▸ Source data:
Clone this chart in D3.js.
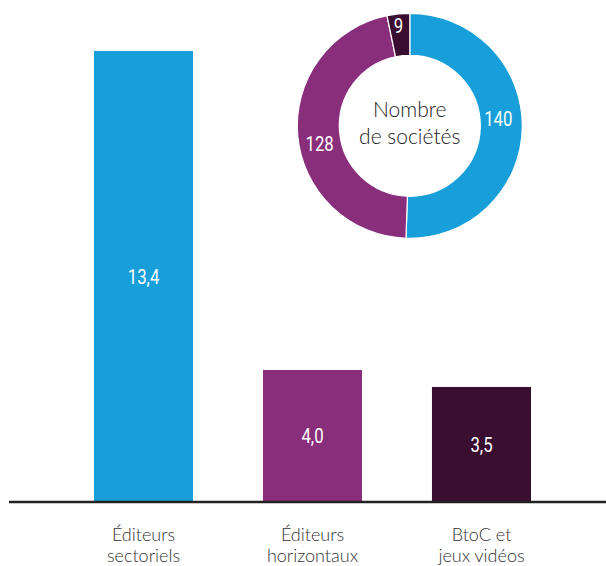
<!DOCTYPE html>
<html><head><meta charset="utf-8">
<script src="https://cdn.jsdelivr.net/npm/d3@7"></script>
<style>
html,body{margin:0;padding:0;background:#fff;}
svg{display:block;}
</style></head>
<body>
<svg id="c" width="606" height="566"></svg>
<script>
// Bar data (chiffre d'affaires)
const categories = [["Éditeurs","sectoriels"],["Éditeurs","horizontaux"],["BtoC et","jeux vidéos"]];
const barValues = [13.4, 4.0, 3.5];
const barLabels = ["13,4", "4,0", "3,5"];
// Donut data (nombre de sociétés)
const donutValues = [140, 128, 9];
const donutTitle = ["Nombre", "de sociétés"];
const colors = ["#189fd9", "#892e7b", "#3a0e31"];

const svg = d3.select("#c");
const numFont = "Roboto, 'DejaVu Sans', sans-serif";
const textFont = "Lato, 'Open Sans', sans-serif";
const squeeze = 0.8;

const x = d3.scaleBand().domain(d3.range(categories.length)).range([94, 531]).paddingInner(0.414).paddingOuter(0);
const base = 501;
const y = d3.scaleLinear().domain([0.14, 13.4]).range([base, 51]);

const g = svg.append("g");
g.selectAll("rect.bar").data(barValues).join("rect")
  .attr("class","bar")
  .attr("x", (d,i) => x(i))
  .attr("width", x.bandwidth())
  .attr("y", d => y(d))
  .attr("height", d => base - y(d))
  .attr("fill", (d,i) => colors[i]);

g.selectAll("text.val").data(barValues).join("text")
  .attr("class","val")
  .attr("transform", (d,i) => `translate(${x(i) + x.bandwidth()/2},${(y(d) + base)/2}) scale(${squeeze},1)`)
  .attr("dy", "0.36em")
  .attr("text-anchor","middle")
  .attr("fill","#fff")
  .style("font-family", numFont)
  .style("font-weight", 400)
  .style("font-size","21px")
  .text((d,i) => barLabels[i]);

// axis baseline
svg.append("line").attr("x1", 9).attr("x2", 606).attr("y1", 502).attr("y2", 502)
  .attr("stroke","#222").attr("stroke-width", 2.5);

// category labels
categories.forEach((lines, i) => {
  const t = svg.append("text")
    .attr("text-anchor","middle")
    .attr("fill","#333")
    .style("font-family", textFont)
    .style("font-weight", 300)
    .style("font-size","18px");
  lines.forEach((l, j) => {
    t.append("tspan").attr("x", x(i) + x.bandwidth()/2).attr("y", 541 + j*21).text(l);
  });
});

// donut
const cx = 409.8, cy = 125.8, rOut = 112.5, rIn = 70.5;
const pie = d3.pie().sort(null).value(d => d);
const arcs = pie(donutValues);
const arc = d3.arc().innerRadius(rIn).outerRadius(rOut);
const dg = svg.append("g").attr("transform", `translate(${cx},${cy})`);
dg.selectAll("path").data(arcs).join("path")
  .attr("d", arc)
  .attr("fill", (d,i) => colors[i])
  .attr("stroke","#fff").attr("stroke-width", 1.2);

const labelShift = [[-3,-9],[1,10],[-2,-9]];
dg.selectAll("text.dl").data(arcs).join("text")
  .attr("class","dl")
  .attr("transform", (d,i) => {
    const c = arc.centroid(d);
    return `translate(${c[0]+labelShift[i][0]},${c[1]+labelShift[i][1]}) scale(${squeeze},1)`;
  })
  .attr("dy","0.36em")
  .attr("text-anchor","middle")
  .attr("fill","#fff")
  .style("font-family", numFont)
  .style("font-weight", 400)
  .style("font-size","21px")
  .text(d => d.data);

const ct = dg.append("text").attr("text-anchor","middle").attr("fill","#222")
  .style("font-family", textFont).style("font-weight", 300).style("font-size","21px");
donutTitle.forEach((l, j) => ct.append("tspan").attr("x", 0).attr("y", -9 + j*27).text(l));
</script>
</body></html>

▸ Task goal: Restate the data word for word from its first line through the line with "const squeeze = 0.8;", leaving out any picture along the way.

▸ Answer to this problem:
Clone this chart in D3.js.
<!DOCTYPE html>
<html><head><meta charset="utf-8">
<script src="https://cdn.jsdelivr.net/npm/d3@7"></script>
<style>
html,body{margin:0;padding:0;background:#fff;}
svg{display:block;}
</style></head>
<body>
<svg id="c" width="606" height="566"></svg>
<script>
// Bar data (chiffre d'affaires)
const categories = [["Éditeurs","sectoriels"],["Éditeurs","horizontaux"],["BtoC et","jeux vidéos"]];
const barValues = [13.4, 4.0, 3.5];
const barLabels = ["13,4", "4,0", "3,5"];
// Donut data (nombre de sociétés)
const donutValues = [140, 128, 9];
const donutTitle = ["Nombre", "de sociétés"];
const colors = ["#189fd9", "#892e7b", "#3a0e31"];

const svg = d3.select("#c");
const numFont = "Roboto, 'DejaVu Sans', sans-serif";
const textFont = "Lato, 'Open Sans', sans-serif";
const squeeze = 0.8;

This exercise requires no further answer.